THE RECORDS:

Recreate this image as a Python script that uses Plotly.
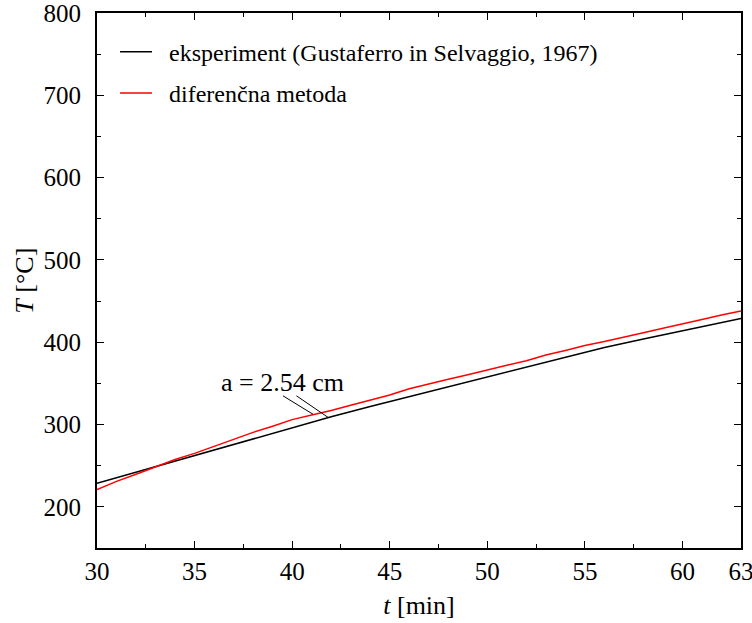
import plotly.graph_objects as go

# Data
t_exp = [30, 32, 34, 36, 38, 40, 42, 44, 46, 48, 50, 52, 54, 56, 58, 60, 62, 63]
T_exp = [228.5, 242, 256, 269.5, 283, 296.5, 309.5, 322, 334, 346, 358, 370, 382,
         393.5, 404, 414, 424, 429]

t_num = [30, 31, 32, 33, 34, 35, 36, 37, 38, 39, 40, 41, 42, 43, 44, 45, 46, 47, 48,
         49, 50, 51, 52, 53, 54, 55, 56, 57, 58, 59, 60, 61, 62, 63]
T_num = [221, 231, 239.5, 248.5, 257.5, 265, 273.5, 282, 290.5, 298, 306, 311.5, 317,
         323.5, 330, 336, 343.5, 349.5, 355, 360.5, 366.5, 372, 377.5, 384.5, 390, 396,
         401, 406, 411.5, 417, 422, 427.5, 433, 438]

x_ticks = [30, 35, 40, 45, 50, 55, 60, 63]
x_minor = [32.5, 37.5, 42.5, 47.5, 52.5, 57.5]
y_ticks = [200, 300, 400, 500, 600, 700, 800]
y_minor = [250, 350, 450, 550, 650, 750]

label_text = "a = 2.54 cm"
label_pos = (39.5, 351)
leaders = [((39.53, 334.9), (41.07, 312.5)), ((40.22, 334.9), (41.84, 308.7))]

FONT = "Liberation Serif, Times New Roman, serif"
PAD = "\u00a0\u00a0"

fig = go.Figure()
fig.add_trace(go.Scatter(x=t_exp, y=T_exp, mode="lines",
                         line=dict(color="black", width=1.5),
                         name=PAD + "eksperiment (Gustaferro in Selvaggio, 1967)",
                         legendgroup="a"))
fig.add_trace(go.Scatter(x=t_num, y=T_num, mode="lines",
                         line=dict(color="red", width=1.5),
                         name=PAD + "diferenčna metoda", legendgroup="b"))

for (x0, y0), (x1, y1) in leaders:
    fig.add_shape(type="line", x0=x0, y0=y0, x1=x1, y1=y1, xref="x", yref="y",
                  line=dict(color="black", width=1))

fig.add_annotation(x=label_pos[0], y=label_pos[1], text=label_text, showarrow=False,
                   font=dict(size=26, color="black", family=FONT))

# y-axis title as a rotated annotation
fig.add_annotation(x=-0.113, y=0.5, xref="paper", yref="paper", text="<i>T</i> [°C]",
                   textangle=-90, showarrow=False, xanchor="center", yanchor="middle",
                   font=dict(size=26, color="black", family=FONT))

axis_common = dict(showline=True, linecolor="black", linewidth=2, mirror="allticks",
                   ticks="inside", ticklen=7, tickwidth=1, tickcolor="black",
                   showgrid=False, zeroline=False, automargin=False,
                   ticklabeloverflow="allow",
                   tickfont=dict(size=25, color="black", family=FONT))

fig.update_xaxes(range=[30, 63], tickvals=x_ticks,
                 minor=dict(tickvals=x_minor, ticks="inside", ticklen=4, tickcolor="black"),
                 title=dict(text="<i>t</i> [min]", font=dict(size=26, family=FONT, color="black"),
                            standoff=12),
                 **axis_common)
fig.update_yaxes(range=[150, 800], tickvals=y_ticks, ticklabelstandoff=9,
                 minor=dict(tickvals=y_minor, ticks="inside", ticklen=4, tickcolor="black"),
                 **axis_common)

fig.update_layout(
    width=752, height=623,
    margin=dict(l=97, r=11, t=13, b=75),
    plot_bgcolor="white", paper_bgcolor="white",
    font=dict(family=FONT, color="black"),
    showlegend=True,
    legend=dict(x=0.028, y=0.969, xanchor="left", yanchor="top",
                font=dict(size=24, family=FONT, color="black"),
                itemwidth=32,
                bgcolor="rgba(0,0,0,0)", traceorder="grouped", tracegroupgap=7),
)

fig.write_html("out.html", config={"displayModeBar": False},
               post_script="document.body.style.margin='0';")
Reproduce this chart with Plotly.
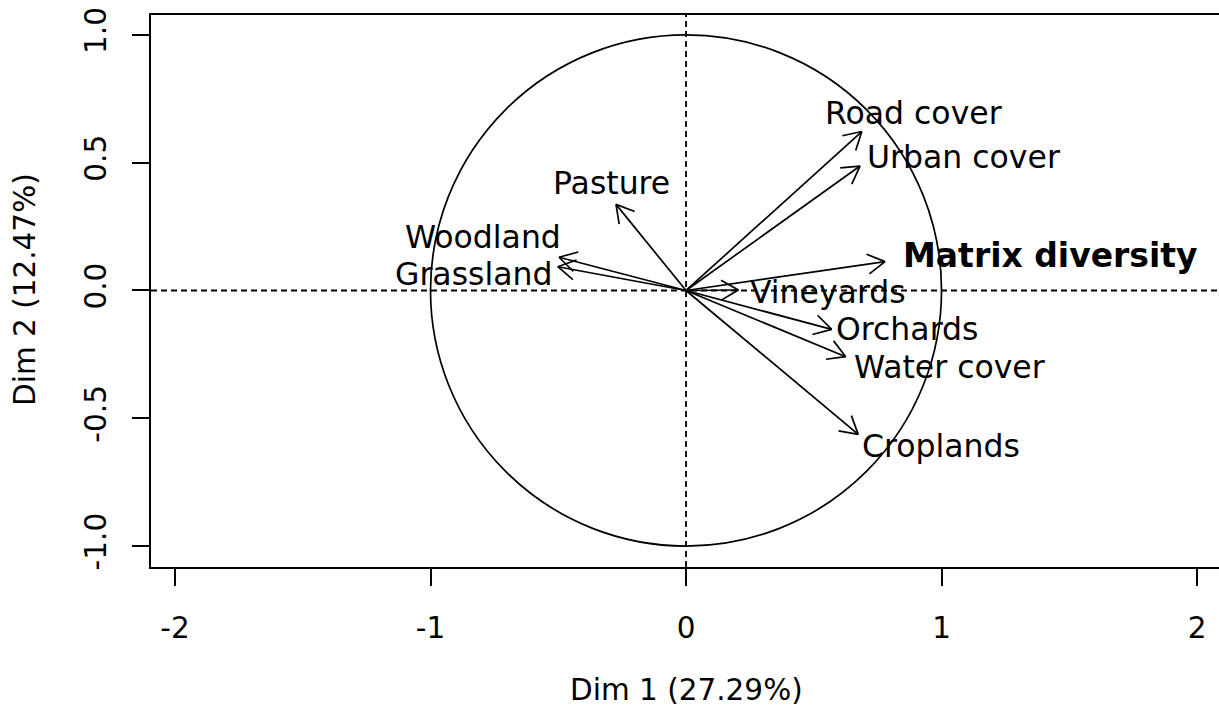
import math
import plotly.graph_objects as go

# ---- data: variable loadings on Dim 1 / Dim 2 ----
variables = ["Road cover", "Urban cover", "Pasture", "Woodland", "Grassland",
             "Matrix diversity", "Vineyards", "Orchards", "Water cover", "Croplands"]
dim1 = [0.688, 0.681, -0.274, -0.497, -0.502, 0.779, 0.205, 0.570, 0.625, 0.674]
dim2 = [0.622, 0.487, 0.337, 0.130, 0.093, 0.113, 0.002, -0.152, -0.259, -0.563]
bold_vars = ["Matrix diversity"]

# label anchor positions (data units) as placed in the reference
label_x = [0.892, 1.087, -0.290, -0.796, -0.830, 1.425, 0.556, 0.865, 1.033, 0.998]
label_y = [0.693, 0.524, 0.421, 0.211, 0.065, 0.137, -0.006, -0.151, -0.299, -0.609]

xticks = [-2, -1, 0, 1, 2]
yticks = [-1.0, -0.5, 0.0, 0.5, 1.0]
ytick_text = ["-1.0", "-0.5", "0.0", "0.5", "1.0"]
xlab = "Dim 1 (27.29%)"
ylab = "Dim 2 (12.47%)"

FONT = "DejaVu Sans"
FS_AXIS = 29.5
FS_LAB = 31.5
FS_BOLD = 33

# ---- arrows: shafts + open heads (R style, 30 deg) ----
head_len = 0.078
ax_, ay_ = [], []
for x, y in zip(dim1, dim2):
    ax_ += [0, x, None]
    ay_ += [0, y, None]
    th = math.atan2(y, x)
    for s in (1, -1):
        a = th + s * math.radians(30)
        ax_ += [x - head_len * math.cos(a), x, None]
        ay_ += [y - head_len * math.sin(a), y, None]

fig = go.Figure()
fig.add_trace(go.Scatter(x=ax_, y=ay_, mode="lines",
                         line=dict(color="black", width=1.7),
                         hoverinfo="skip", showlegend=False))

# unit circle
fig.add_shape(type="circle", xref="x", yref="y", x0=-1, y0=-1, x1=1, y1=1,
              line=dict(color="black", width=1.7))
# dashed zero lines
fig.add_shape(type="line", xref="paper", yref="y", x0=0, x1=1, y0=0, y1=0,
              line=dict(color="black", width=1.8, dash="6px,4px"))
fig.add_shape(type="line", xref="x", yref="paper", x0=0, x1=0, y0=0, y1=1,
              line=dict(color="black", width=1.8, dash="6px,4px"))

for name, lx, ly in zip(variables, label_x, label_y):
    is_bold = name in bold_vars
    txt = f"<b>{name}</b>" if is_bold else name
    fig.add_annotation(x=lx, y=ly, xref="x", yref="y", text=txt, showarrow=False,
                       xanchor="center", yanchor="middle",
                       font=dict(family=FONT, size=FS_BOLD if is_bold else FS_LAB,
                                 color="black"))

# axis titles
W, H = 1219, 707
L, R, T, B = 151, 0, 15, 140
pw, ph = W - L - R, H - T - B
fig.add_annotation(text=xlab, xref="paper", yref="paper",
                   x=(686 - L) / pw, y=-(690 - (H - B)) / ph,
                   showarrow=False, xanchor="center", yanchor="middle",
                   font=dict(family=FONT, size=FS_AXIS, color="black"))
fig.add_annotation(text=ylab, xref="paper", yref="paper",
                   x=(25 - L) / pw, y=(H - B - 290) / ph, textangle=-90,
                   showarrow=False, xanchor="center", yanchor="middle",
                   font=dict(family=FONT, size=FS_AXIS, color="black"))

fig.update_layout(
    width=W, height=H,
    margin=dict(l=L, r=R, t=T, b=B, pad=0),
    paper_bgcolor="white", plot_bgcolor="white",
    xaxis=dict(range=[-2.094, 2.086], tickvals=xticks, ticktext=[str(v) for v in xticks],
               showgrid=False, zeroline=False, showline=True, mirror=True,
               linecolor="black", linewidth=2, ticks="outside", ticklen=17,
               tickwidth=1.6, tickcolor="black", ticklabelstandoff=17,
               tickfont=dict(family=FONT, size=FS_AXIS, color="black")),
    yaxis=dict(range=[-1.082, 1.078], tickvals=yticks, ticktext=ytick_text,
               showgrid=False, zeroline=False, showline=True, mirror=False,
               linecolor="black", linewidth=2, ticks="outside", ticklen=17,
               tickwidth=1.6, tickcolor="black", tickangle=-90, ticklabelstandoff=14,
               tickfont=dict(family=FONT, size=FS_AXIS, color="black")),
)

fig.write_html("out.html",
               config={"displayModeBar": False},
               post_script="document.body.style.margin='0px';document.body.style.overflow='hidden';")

AIM OF THE TASK:
From the first line of the listing above, repeat every line through the one holding "y_minor = [250, 350, 450, 550, 650, 750]". Both ends count, and pictures stay out.

SOLVED EXERCISE:
Recreate this image as a Python script that uses Plotly.
import plotly.graph_objects as go

# Data
t_exp = [30, 32, 34, 36, 38, 40, 42, 44, 46, 48, 50, 52, 54, 56, 58, 60, 62, 63]
T_exp = [228.5, 242, 256, 269.5, 283, 296.5, 309.5, 322, 334, 346, 358, 370, 382,
         393.5, 404, 414, 424, 429]

t_num = [30, 31, 32, 33, 34, 35, 36, 37, 38, 39, 40, 41, 42, 43, 44, 45, 46, 47, 48,
         49, 50, 51, 52, 53, 54, 55, 56, 57, 58, 59, 60, 61, 62, 63]
T_num = [221, 231, 239.5, 248.5, 257.5, 265, 273.5, 282, 290.5, 298, 306, 311.5, 317,
         323.5, 330, 336, 343.5, 349.5, 355, 360.5, 366.5, 372, 377.5, 384.5, 390, 396,
         401, 406, 411.5, 417, 422, 427.5, 433, 438]

x_ticks = [30, 35, 40, 45, 50, 55, 60, 63]
x_minor = [32.5, 37.5, 42.5, 47.5, 52.5, 57.5]
y_ticks = [200, 300, 400, 500, 600, 700, 800]
y_minor = [250, 350, 450, 550, 650, 750]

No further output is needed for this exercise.